Another resident described being “ripped off by a conman claiming to be the landlord, who did a runner with a year’s rent”.

Others describe how genuine landlords have declined to return deposits, illegally refused to renew tenancy agreements, or even fail to act when a property is hit by a sewage leak.

Yet is this really representative of UAE landlords in general? And is it any worse here than elsewhere?

One prominent estate agent in the UAE said that the actions of a minority are giving landlords a bad name.

“Most landlords are pretty good but the bad ones get away with it, which adds fuel to the notion that they are a bad lot,” said Ben Crompton, managing partner of Crompton Partners estate agents in Abu Dhabi.

A lack of legal action against unscrupulous landlords doesn’t help the situation, Mr Crompton added.

“Landlords are getting better but the issue is always a lack of clarity of the law on both sides, poorly written rent contracts so the parties’ obligations aren’t defined, and the lack of enforcement at the judicial level which means that landlords go unpunished,” he said.

Yet authorities in the UAE have taken action to protect both tenants and landlords. In Dubai it is obligatory for all rental contracts to be registered via the Ejari — or “my rent” — online portal. The system, in force since 2010, aims to protect both landlord and tenant in the event of a dispute, and ensure that individual units are not rented out twice. And in 2013, a specialised Rental Dispute Resolution Centre opened at the Dubai Land Department. Indeed, with such systems in place, some experts believe that tenants in Dubai are better protected than in many countries outside the UAE.

“I don’t think significant additional regulation is required. There are strict rules surrounding rental increases and notice to vacate,” said Lukman Hajje, chief commercial officer at Propertyfinder.ae.

“Some fine tuning around the maintenance of the property [is perhaps required]… But in general tenants are better protected here than in most parts of the world.”

Mr Hajje said that the UAE is a free market, and that he can understand why landlords would look to guarantee their income by asking for annual rent payments to be made upfront — something many tenants believe is unreasonable.

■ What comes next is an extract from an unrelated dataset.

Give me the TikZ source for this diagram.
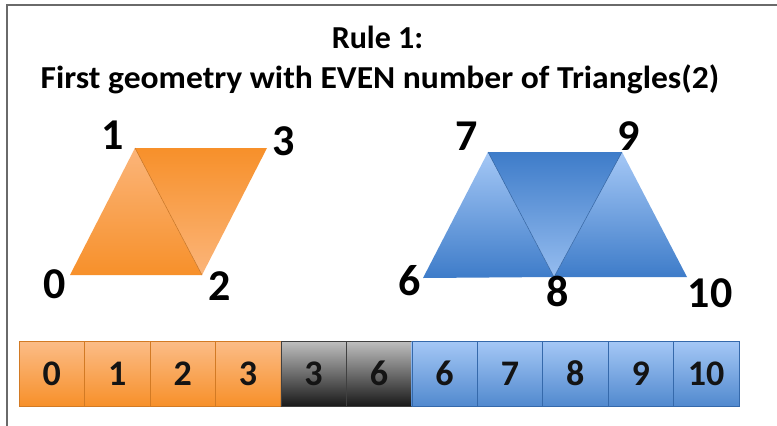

Landlords here as elsewhere in the world try to maximise their investment return. There is plenty of regulation in place to prevent or limit unfair landlord practice

“The UAE is an expat-dominant marketplace that is still highly transient, although people are staying here much longer these days. I can understandable those landlords that are looking to secure their annual rent payments in advance — but everything is negotiable. If you’re paying in advance you should expect a 10 to 15 percent better price than paying in four [post-dated cheques] which is now the most common,” Mr Hajje said.

“Landlords here as elsewhere in the world try to maximise their investment return. There is plenty of regulation in place to prevent or limit unfair landlord practice. More than in some advanced markets in fact. At the end of the day, landlords must compete in the open market.”

And some believe that — far from the landlords having the upper hand — things are in fact stacked against them.

Rules in Dubai that prevent tenants from being evicted, and limit rental price increases, mean that landlords do not have the upper hand, said Peter Cooper, a longtime UAE resident and financial expert who works as a writer and publisher, who works as a writer and publisher.

“What about the horror stories of landlords stuck with tenants paying submarket rents who won’t leave, and they just can’t get rid of because the laws are stacked in favour of the tenant? On the other hand, tenants can leave the moment rents drop,” he said.